• **Source material**:
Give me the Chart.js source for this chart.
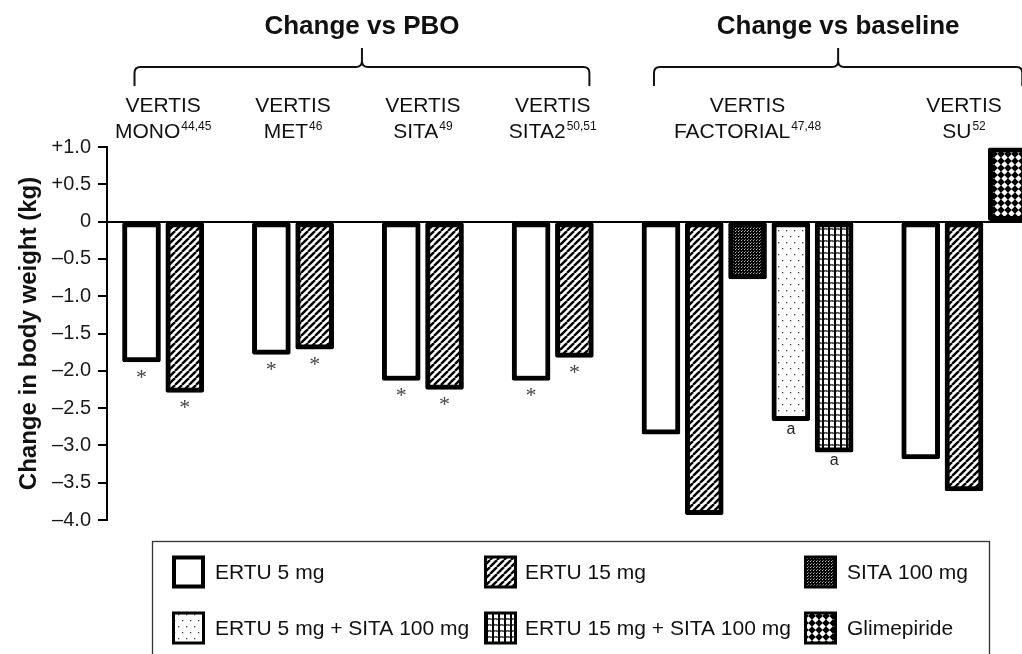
<!DOCTYPE html>
<html>
<head>
<meta charset="utf-8">
<script src="https://cdn.jsdelivr.net/npm/chart.js@4.4.1/dist/chart.umd.min.js"></script>
<style>
html,body{margin:0;padding:0;background:#fff;overflow:hidden}
#wrap{width:1022px;height:654px}
</style>
</head>
<body>
<div id="wrap"><canvas id="grafico" width="1022" height="654"></canvas></div>
<script>
// studies along the x axis
const studies=['MONO','MET','SITA','SITA2','FACTORIAL','SU'];
const studyRefs=['44,45','46','49','50,51','47,48','52'];
const headers=['Change vs PBO','Change vs baseline'];
const headerStudies=[[0,3],[4,5]];
const treatments=['ERTU 5 mg','ERTU 15 mg','SITA 100 mg','ERTU 5 mg + SITA 100 mg','ERTU 15 mg + SITA 100 mg','Glimepiride'];

// change in body weight (kg) per study, null = arm not in that study
const ertu5=[-1.88,-1.78,-2.13,-2.13,-2.85,-3.18];
const ertu15=[-2.29,-1.71,-2.25,-1.82,-3.93,-3.61];
const sita100=[null,null,null,null,-0.77,null];
const ertu5Sita=[null,null,null,null,-2.67,null];
const ertu15Sita=[null,null,null,null,-3.09,null];
const glimepiride=[null,null,null,null,null,0.99];

// marks under the bars
const ertu5Marks=['*','*','*','*','',''];
const ertu15Marks=['*','*','*','*','',''];
const ertu5SitaMarks=['','','','','a',''];
const ertu15SitaMarks=['','','','','a',''];

const yTicks=[1,0.5,0,-0.5,-1,-1.5,-2,-2.5,-3,-3.5,-4];

const FONT='"Liberation Sans", Arial, sans-serif';
Chart.defaults.font.family=FONT;

const canvas=document.getElementById('grafico');
const ctx0=canvas.getContext('2d');

// small tiles used as bar fills
function padrao(w,h,draw){
  const c=document.createElement('canvas'); c.width=w; c.height=h;
  const g=c.getContext('2d'); draw(g,w,h);
  return ctx0.createPattern(c,'repeat');
}
const hachura=padrao(7,7,(g,w,h)=>{
  g.fillStyle='#fff'; g.fillRect(0,0,w,h);
  g.strokeStyle='#000'; g.lineWidth=2.4;
  [-w,0,w].forEach(o=>{ g.beginPath(); g.moveTo(o,h); g.lineTo(o+w,0); g.stroke(); });
});
const escuro=padrao(3,3,(g,w,h)=>{
  g.fillStyle='#000'; g.fillRect(0,0,w,h);
  g.fillStyle='#bbb'; g.fillRect(0,0,1,1); g.fillStyle='#777'; g.fillRect(1,2,1,1);
});
const pontos=padrao(8,12,(g,w,h)=>{
  g.fillStyle='#fff'; g.fillRect(0,0,w,h);
  g.fillStyle='#444'; g.fillRect(2,2,1.3,1.3); g.fillRect(6,8,1.3,1.3);
});
const xadrez=padrao(6,6,(g,w,h)=>{
  g.fillStyle='#fff'; g.fillRect(0,0,w,h);
  g.fillStyle='#555'; g.fillRect(0,0,w,2);
  g.fillStyle='#999'; g.fillRect(1,0,1,1); g.fillRect(3,1,1,1); g.fillRect(5,0,1,1);
  g.fillStyle='#000'; g.fillRect(0,0,2,h);
});
const losangos=padrao(7,7,(g,w,h)=>{
  g.fillStyle='#000'; g.fillRect(0,0,w,h);
  g.fillStyle='#fff'; g.beginPath();
  g.moveTo(3.5,0.3); g.lineTo(6.7,3.5); g.lineTo(3.5,6.7); g.lineTo(0.3,3.5); g.closePath(); g.fill();
});

const series=[ertu5,ertu15,sita100,ertu5Sita,ertu15Sita,glimepiride];
const marks=[ertu5Marks,ertu15Marks,null,ertu5SitaMarks,ertu15SitaMarks,null];
const fills=['#fff',hachura,escuro,pontos,xadrez,losangos];

// slot index of each bar: bars of a study side by side, one empty slot between studies
const slots=series.map(()=>[]);
let pos=0;
studies.forEach((s,i)=>{
  series.forEach((arr,k)=>{ if(arr[i]!==null){ slots[k][i]=pos; pos++; } });
  pos++;
});

const datasets=series.map((arr,k)=>({
  label:treatments[k],
  data:arr.map((v,i)=>v===null?null:{x:slots[k][i],y:v,study:i}).filter(Boolean),
  marks:marks[k],
  backgroundColor:fills[k],
  borderColor:'#000',
  borderWidth:5,
  borderRadius:2,
  borderSkipped:false,
  barThickness:38,
  grouped:false
}));

// headers, brackets, study names, marks and legend
const rotulos={id:'rotulos', afterDraw(chart){
  const ctx=chart.ctx;
  const xs=studies.map(()=>[]);
  ctx.save();
  chart.data.datasets.forEach((ds,k)=>{
    chart.getDatasetMeta(k).data.forEach((el,j)=>{
      const st=ds.data[j].study;
      xs[st].push(el.x);
      const m=ds.marks&&ds.marks[st];
      if(!m) return;
      ctx.textAlign='center'; ctx.textBaseline='alphabetic';
      if(m==='*'){ ctx.fillStyle='#444'; ctx.font='22px "Liberation Serif", serif'; ctx.fillText(m,el.x,el.y+22); }
      else { ctx.fillStyle='#222'; ctx.font='16px '+FONT; ctx.fillText(m,el.x,el.y+13); }
    });
  });

  // study labels
  studies.forEach((s,i)=>{
    const cx=(Math.min(...xs[i])+Math.max(...xs[i]))/2;
    ctx.fillStyle='#111'; ctx.textBaseline='alphabetic'; ctx.textAlign='center';
    ctx.font='21px '+FONT; ctx.fillText('VERTIS',cx,112);
    const w1=ctx.measureText(s).width;
    ctx.font='12px '+FONT; const w2=ctx.measureText(studyRefs[i]).width;
    const x0=cx-(w1+w2+1)/2;
    ctx.textAlign='left';
    ctx.font='21px '+FONT; ctx.fillText(s,x0,138);
    ctx.font='12px '+FONT; ctx.fillText(studyRefs[i],x0+w1+1,130);
  });

  // headers with curly brackets
  headers.forEach((h,n)=>{
    const [a,b]=headerStudies[n];
    let lo=Infinity, hi=-Infinity;
    for(let i=a;i<=b;i++){ lo=Math.min(lo,...xs[i]); hi=Math.max(hi,...xs[i]); }
    const L=lo-7, R=hi+15, C=(L+R)/2, yl=67;
    ctx.fillStyle='#111'; ctx.textAlign='center'; ctx.textBaseline='alphabetic';
    ctx.font='bold 26px '+FONT; ctx.fillText(h,C,34);
    ctx.strokeStyle='#111'; ctx.lineWidth=2;
    ctx.beginPath();
    ctx.moveTo(L,86); ctx.lineTo(L,yl+6); ctx.quadraticCurveTo(L,yl,L+6,yl);
    ctx.lineTo(C-6,yl); ctx.quadraticCurveTo(C,yl,C,yl-6); ctx.lineTo(C,48);
    ctx.moveTo(C,yl-6); ctx.quadraticCurveTo(C,yl,C+6,yl);
    ctx.lineTo(R-6,yl); ctx.quadraticCurveTo(R,yl,R,yl+6); ctx.lineTo(R,86);
    ctx.stroke();
  });

  // legend box
  ctx.strokeStyle='#333'; ctx.lineWidth=1.3;
  ctx.strokeRect(152.5,541.5,837,140);
  const colSw=[172,484,804], colTx=[215,525,847], rowY=[572,628];
  chart.data.datasets.forEach((ds,k)=>{
    const c=k%3, r=Math.floor(k/3), x=colSw[c], y=rowY[r]-16.5;
    ctx.fillStyle='#000'; ctx.fillRect(x,y,33,33);
    const ins=k===0?4:3;
    ctx.fillStyle=ds.backgroundColor; ctx.fillRect(x+ins,y+ins,33-2*ins,33-2*ins);
    ctx.fillStyle='#111'; ctx.textAlign='left'; ctx.textBaseline='middle';
    ctx.font='21px '+FONT; ctx.fillText(ds.label,colTx[c],rowY[r]+1);
  });
  ctx.restore();
}};

new Chart(canvas,{
  type:'bar',
  data:{datasets},
  options:{
    responsive:false,
    animation:false,
    layout:{padding:{top:147,bottom:134,left:0,right:0}},
    plugins:{legend:{display:false},tooltip:{enabled:false}},
    scales:{
      x:{type:'linear',display:false,offset:false,min:-0.797,max:20.34},
      y:{
        min:-4,max:1,
        afterBuildTicks:s=>{ s.ticks=yTicks.map(v=>({value:v})); },
        afterFit:s=>{ s.width=107; },
        border:{display:true,color:'#000',width:2},
        grid:{color:c=>c.tick&&c.tick.value===0?'#000':'rgba(0,0,0,0)',lineWidth:2,tickColor:'#000',tickLength:9,tickWidth:2},
        ticks:{
          font:{size:20},color:'#1a1a1a',padding:7,
          callback:v=>v>0?'+'+v.toFixed(1):(v===0?'0':'\u2013'+Math.abs(v).toFixed(1))
        },
        title:{display:true,text:'Change in body weight (kg)',color:'#111',font:{size:24,weight:'bold'},padding:{top:15,bottom:0}}
      }
    }
  },
  plugins:[rotulos]
});
</script>
</body>
</html>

• **The request**: Extract, word for word, each line from the top of the data down to and including the line with "const ctx0=canvas.getContext('2d');"; skip the pictures.

• **The solution**:
Give me the Chart.js source for this chart.
<!DOCTYPE html>
<html>
<head>
<meta charset="utf-8">
<script src="https://cdn.jsdelivr.net/npm/chart.js@4.4.1/dist/chart.umd.min.js"></script>
<style>
html,body{margin:0;padding:0;background:#fff;overflow:hidden}
#wrap{width:1022px;height:654px}
</style>
</head>
<body>
<div id="wrap"><canvas id="grafico" width="1022" height="654"></canvas></div>
<script>
// studies along the x axis
const studies=['MONO','MET','SITA','SITA2','FACTORIAL','SU'];
const studyRefs=['44,45','46','49','50,51','47,48','52'];
const headers=['Change vs PBO','Change vs baseline'];
const headerStudies=[[0,3],[4,5]];
const treatments=['ERTU 5 mg','ERTU 15 mg','SITA 100 mg','ERTU 5 mg + SITA 100 mg','ERTU 15 mg + SITA 100 mg','Glimepiride'];

// change in body weight (kg) per study, null = arm not in that study
const ertu5=[-1.88,-1.78,-2.13,-2.13,-2.85,-3.18];
const ertu15=[-2.29,-1.71,-2.25,-1.82,-3.93,-3.61];
const sita100=[null,null,null,null,-0.77,null];
const ertu5Sita=[null,null,null,null,-2.67,null];
const ertu15Sita=[null,null,null,null,-3.09,null];
const glimepiride=[null,null,null,null,null,0.99];

// marks under the bars
const ertu5Marks=['*','*','*','*','',''];
const ertu15Marks=['*','*','*','*','',''];
const ertu5SitaMarks=['','','','','a',''];
const ertu15SitaMarks=['','','','','a',''];

const yTicks=[1,0.5,0,-0.5,-1,-1.5,-2,-2.5,-3,-3.5,-4];

const FONT='"Liberation Sans", Arial, sans-serif';
Chart.defaults.font.family=FONT;

const canvas=document.getElementById('grafico');
const ctx0=canvas.getContext('2d');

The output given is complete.